───── ROWS ─────
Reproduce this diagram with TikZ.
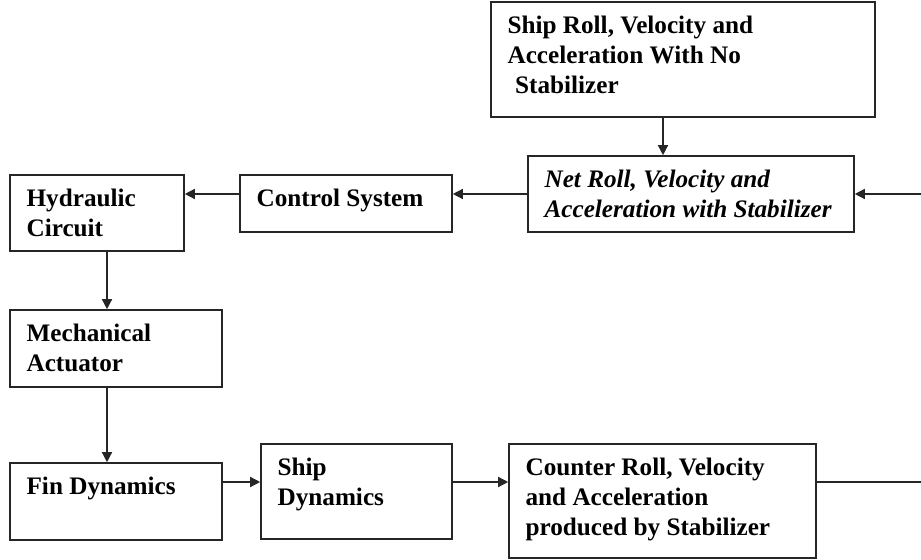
\documentclass[tikz,border=0pt]{standalone}
\usepackage{fontspec}
\setmainfont{Liberation Serif}
\usetikzlibrary{arrows.meta}

\tikzset{
  block/.style={draw=black!85, line width=0.8pt, inner sep=0pt},
  blocktext/.style={anchor=north west, inner sep=0pt, align=left, xshift=8.5pt, yshift=-7.3pt, font=\fontsize{12.6}{15}\selectfont\bfseries},
  line/.style={draw=black!85, line width=0.7pt},
  link/.style={line, -{Triangle[length=5pt,width=5pt]}},
}

\begin{document}
\begin{tikzpicture}[x=0.5pt, y=-0.5pt]
    \useasboundingbox (0,0) rectangle (921,560);
    \node[block, minimum width=192pt, minimum height=57.5pt] (noroll) at (683,59.5) {};
    \node[block, minimum width=163pt, minimum height=38pt] (netroll) at (691,194) {};
    \node[block, minimum width=106pt, minimum height=28.5pt] (control) at (346,203.5) {};
    \node[block, minimum width=87pt, minimum height=38pt] (hydraulic) at (97,213) {};
    \node[block, minimum width=106pt, minimum height=38.5pt] (actuator) at (116,348.5) {};
    \node[block, minimum width=106pt, minimum height=38.5pt] (fin) at (116,501.5) {};
    \node[block, minimum width=95.5pt, minimum height=47.5pt] (shipdyn) at (356.5,491.5) {};
    \node[block, minimum width=153.5pt, minimum height=57pt] (counter) at (662.5,501) {};
    \node[blocktext] (t-noroll) at (noroll.north west) {Ship Roll, Velocity and\\Acceleration With No\\\hspace*{0.3em}Stabilizer};
    \node[blocktext, font=\fontsize{12.6}{15}\selectfont\bfseries\itshape] (t-netroll) at (netroll.north west) {Net Roll, Velocity and\\Acceleration with Stabilizer};
    \node[blocktext] (t-control) at (control.north west) {Control System};
    \node[blocktext] (t-hydraulic) at (hydraulic.north west) {Hydraulic\\Circuit};
    \node[blocktext] (t-actuator) at (actuator.north west) {Mechanical\\Actuator};
    \node[blocktext] (t-fin) at (fin.north west) {Fin Dynamics};
    \node[blocktext] (t-shipdyn) at (shipdyn.north west) {Ship\\Dynamics};
    \node[blocktext] (t-counter) at (counter.north west) {Counter Roll, Velocity\\and Acceleration\\produced by Stabilizer};
    \coordinate (drop) at (663,0);
    \coordinate (down) at (107,0);
    \coordinate (bus) at (0,482);
    \coordinate (rin) at (921,194);
    \coordinate (rout) at (921,482);
    \draw[link] (noroll.south -| drop) -- (netroll.north -| drop);
    \draw[link] (rin) -- (netroll.east);
    \draw[link] (netroll.west) -- (netroll.west -| control.east);
    \draw[link] (netroll.west -| control.west) -- (netroll.west -| hydraulic.east);
    \draw[link] (hydraulic.south -| down) -- (actuator.north -| down);
    \draw[link] (actuator.south -| down) -- (fin.north -| down);
    \draw[link] (fin.east |- bus) -- (shipdyn.west |- bus);
    \draw[link] (shipdyn.east |- bus) -- (counter.west |- bus);
    \draw[line] (counter.east |- bus) -- (rout);
\end{tikzpicture}
\end{document}
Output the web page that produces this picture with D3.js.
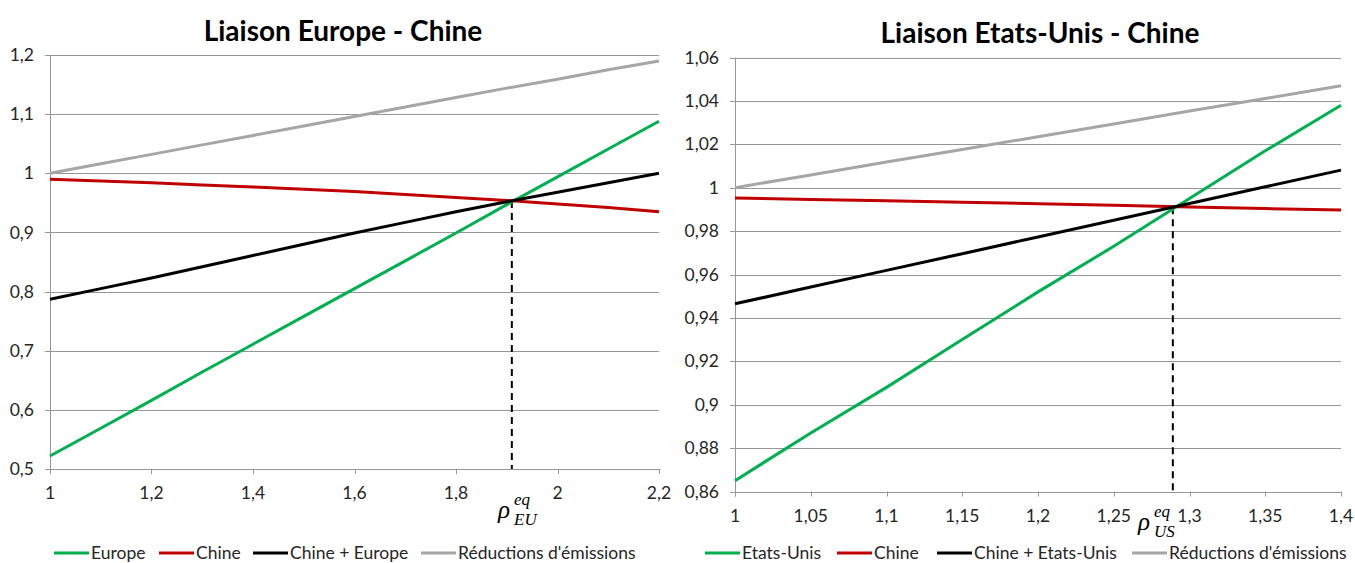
<!DOCTYPE html>
<html><head><meta charset="utf-8">
<script src="https://cdn.jsdelivr.net/npm/d3@7"></script>
<style>body{margin:0;background:#fff}svg{display:block}text{font-family:Lato,"Open Sans",sans-serif}</style>
</head><body><svg id="c" width="1355" height="563"></svg>
<script>
// ---------- DATA ----------
const euX      = [1.0,1.1,1.2,1.3,1.4,1.5,1.6,1.7,1.8,1.9,2.0,2.1,2.2];
const euEurope = [0.522,0.569,0.616,0.664,0.711,0.758,0.805,0.852,0.899,0.947,0.994,1.041,1.088];
const euChine  = [0.990,0.987,0.984,0.980,0.977,0.973,0.969,0.964,0.959,0.954,0.948,0.942,0.935];
const euSum    = [0.787,0.805,0.823,0.842,0.861,0.880,0.899,0.917,0.935,0.952,0.968,0.984,1.000];
const euRed    = [1.000,1.016,1.032,1.048,1.064,1.080,1.096,1.112,1.128,1.144,1.159,1.175,1.190];
const euRho = 1.91, euEqY = 0.953;
const euXTicks = [1,1.2,1.4,1.6,1.8,2,2.2];
const euYTicks = [0.5,0.6,0.7,0.8,0.9,1,1.1,1.2];

const usX      = [1.00,1.05,1.10,1.15,1.20,1.25,1.30,1.35,1.40];
const usUS     = [0.865,0.887,0.908,0.930,0.952,0.973,0.995,1.017,1.038];
const usChine  = [0.9952,0.9946,0.9940,0.9933,0.9926,0.9919,0.9911,0.9904,0.9897];
const usSum    = [0.9465,0.9542,0.9619,0.9696,0.9773,0.9850,0.9927,1.0004,1.0081];
const usRed    = [1.000,1.0059,1.0118,1.0176,1.0235,1.0294,1.0353,1.0411,1.047];
const usRho = 1.289, usEqY = 0.991;
const usXTicks = [1,1.05,1.1,1.15,1.2,1.25,1.3,1.35,1.4];
const usYTicks = [0.86,0.88,0.9,0.92,0.94,0.96,0.98,1,1.02,1.04,1.06];

const titles = ["Liaison Europe - Chine","Liaison Etats-Unis - Chine"];
const euNames = ["Europe","Chine","Chine + Europe","Réductions d'émissions"];
const usNames = ["Etats-Unis","Chine","Chine + Etats-Unis","Réductions d'émissions"];
const colors = ["#00B050","#C00000","#000000","#A6A6A6"];

// ---------- DRAW ----------
const svg = d3.select("#c");
const fmt = v => String(+v.toFixed(4)).replace(".", ",");

const panels = [
  {title:titles[0], x:euX, series:[euEurope,euChine,euSum,euRed], names:euNames,
   xd:[1,2.2], yd:[0.5,1.2], xr:[50,659], yr:[469,55], xt:euXTicks, yt:euYTicks,
   rho:euRho, eqY:euEqY, sub:"EU", tx:343, ty:41, xly:493,
   legX:[54,159,253,421], rhoPos:[498,518]},
  {title:titles[1], x:usX, series:[usUS,usChine,usSum,usRed], names:usNames,
   xd:[1,1.4], yd:[0.86,1.06], xr:[735,1341], yr:[491.5,57.5], xt:usXTicks, yt:usYTicks,
   rho:usRho, eqY:usEqY, sub:"US", tx:1040, ty:43, xly:516,
   legX:[705,837,937,1132], rhoPos:[1138,530]}
];

panels.forEach(p => {
  const g = svg.append("g");
  const x = d3.scaleLinear().domain(p.xd).range(p.xr);
  const y = d3.scaleLinear().domain(p.yd).range(p.yr);

  // gridlines
  g.append("g").selectAll("line").data(p.yt).join("line")
    .attr("x1", p.xr[0]-5).attr("x2", p.xr[1])
    .attr("y1", d => Math.round(y(d))+0.5).attr("y2", d => Math.round(y(d))+0.5)
    .attr("stroke", "#969696").attr("stroke-width", 1);
  // y axis line
  g.append("line").attr("x1", p.xr[0]+0.5).attr("x2", p.xr[0]+0.5)
    .attr("y1", p.yr[1]).attr("y2", p.yr[0]+5).attr("stroke", "#969696");
  // x ticks
  g.append("g").selectAll("line").data(p.xt).join("line")
    .attr("x1", d => Math.round(x(d))+0.5).attr("x2", d => Math.round(x(d))+0.5)
    .attr("y1", p.yr[0]).attr("y2", p.yr[0]+5).attr("stroke", "#969696");
  // y labels
  g.append("g").selectAll("text").data(p.yt).join("text")
    .attr("x", p.xr[0]-16).attr("y", d => y(d)).attr("dy", "0.35em")
    .attr("text-anchor", "end").attr("font-size", 17.5).attr("fill", "#262626")
    .text(fmt);
  // x labels
  g.append("g").selectAll("text").data(p.xt).join("text")
    .attr("x", d => x(d)).attr("y", p.xly).attr("dy", "0.35em")
    .attr("text-anchor", "middle").attr("font-size", 17.5).attr("fill", "#262626")
    .text(fmt);
  // title
  g.append("text").attr("x", p.tx).attr("y", p.ty).attr("text-anchor", "middle")
    .attr("font-size", 28).attr("font-weight", "bold").attr("fill", "#000").text(p.title);

  // dashed line
  g.append("line").attr("x1", x(p.rho)).attr("x2", x(p.rho))
    .attr("y1", y(p.eqY)).attr("y2", p.yr[0])
    .attr("stroke", "#000").attr("stroke-width", 2).attr("stroke-dasharray", "7,5");

  // series
  const line = d3.line().x((d,i) => x(p.x[i])).y(d => y(d));
  p.series.forEach((s,k) => {
    g.append("path").datum(s).attr("d", line).attr("fill", "none")
      .attr("stroke", colors[k]).attr("stroke-width", 3);
  });

  // rho label
  const [rx, ry] = p.rhoPos;
  const rf = "'Liberation Serif','DejaVu Serif',serif";
  g.append("text").attr("x", rx).attr("y", ry).attr("font-size", 25).attr("font-style","italic")
    .style("font-family", rf).text("ρ");
  g.append("text").attr("x", rx+16).attr("y", ry-13).attr("font-size", 17).attr("font-style","italic")
    .style("font-family", rf).text("eq");
  g.append("text").attr("x", rx+16).attr("y", ry+7).attr("font-size", 17).attr("font-style","italic")
    .style("font-family", rf).text(p.sub);

  // legend
  const ly = 553;
  p.names.forEach((n,k) => {
    const lx = p.legX[k];
    g.append("line").attr("x1", lx).attr("x2", lx+35).attr("y1", ly).attr("y2", ly)
      .attr("stroke", colors[k]).attr("stroke-width", 3);
    g.append("text").attr("x", lx+37).attr("y", ly).attr("dy", "0.35em")
      .attr("font-size", 17.5).attr("fill", "#262626").text(n);
  });
});
</script></body></html>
─────
**REQUIRED TASK:**
Each line that contains the word "this" counts toward the total; give only that total.

**ANSWER TO THE EXERCISE:**
2